The council said it accepted the delays were ‘not acceptable’ and pledged to learn from the failings.

Y and his father, referred to as Mr X, moved to Oxfordshire in 2016. Y enrolled at a mainstream sixth form college but experienced ‘a range of serious difficulties’. Although the college said it tried to assist, it said Y needed ‘specialist help’.

The college gave Y one-to-one support from February 2017 – but when that failed, he was put on a part-time timetable from April 2017.

In May 2017, Mr X said Y was asked not to attend the college because of ‘problems he was encountering and the impact on other students’. Later, the council said home tutoring might have been more appropriate – but the ombudsman found it had made no ‘proper consideration’ for what that might have involved.

According to Mr X, Y became ‘increasingly anxious and difficult to manage’.

The report, which was published last month but was decided in September 2018, states: “Mr X said he had to leave his home at times because of Y’s behaviour and its impact on him.”

Y eventually was able to restart his education at his preferred college in January 2018 – but that was subject to another long delay. The new college had been asked whether it could meet Y’s needs in September 2017 but only gave the council an answer in November 2017.

The report states: “Y was without meaningful education for all of the September 2017 to December 2017 term and for over a month of the previous term. The council had a duty to identify suitable support arrangements to enable a return to college or appropriate alternative provision.”

Later, in an apology, it mistakenly used Mr X’s first name to refer to Y. It later told Mr X it did not offer compensation – but the ombudsman said it was unable to find such a restriction in the council’s complaints policy.

The ombudsman’s report states: “This caused Mr X uncertainty because the council had given no basis for constraining its options in this way.”

An Oxfordshire County Council spokesman said: “Firstly can we take the opportunity to apologise to the family for the delays that were highlighted in the report published by the LGO in September.

“Oxfordshire County Council and the SEN (special education needs) team work hard to try to ensure that all deadlines are met, however it is clear in this case that this was not achieved. As you will be aware all local authorities across the country have experienced high levels of requests for Education, Health and Care Needs Assessments since the introduction of the Children’s and Families Act in 2014.

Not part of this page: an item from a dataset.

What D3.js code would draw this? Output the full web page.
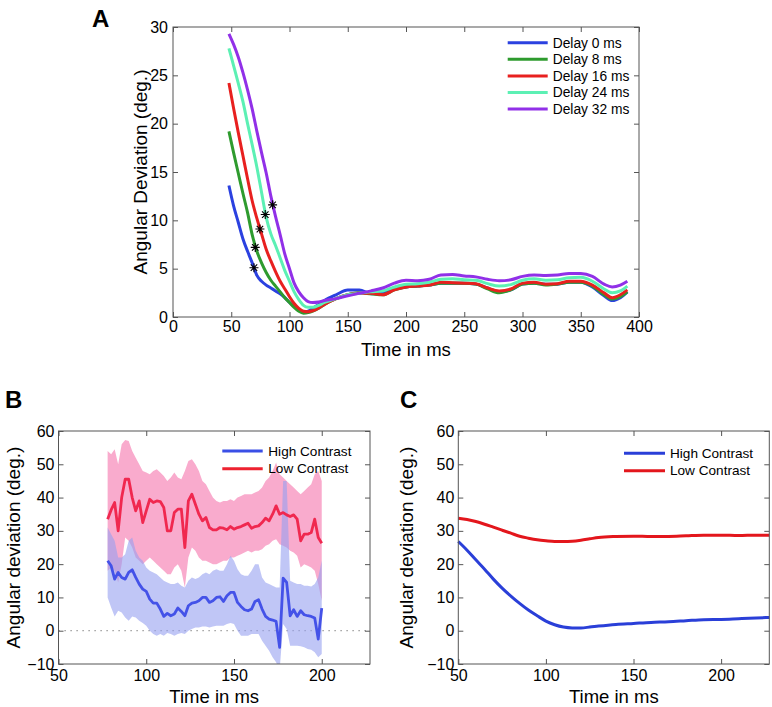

“In addition to this all SEN statements were required to be converted to Education Health and Care plans by the end of March 2018.

“We accept and agree that the concerns raised in the report were not acceptable and will use these to inform our practice, policies and procedures moving forward to ensure that incidents such as this are not repeated.”

The ombudsman also ordered the council to review its corporate complaint policy to ‘explain how it will consider remedy for injustice identified by its investigations’.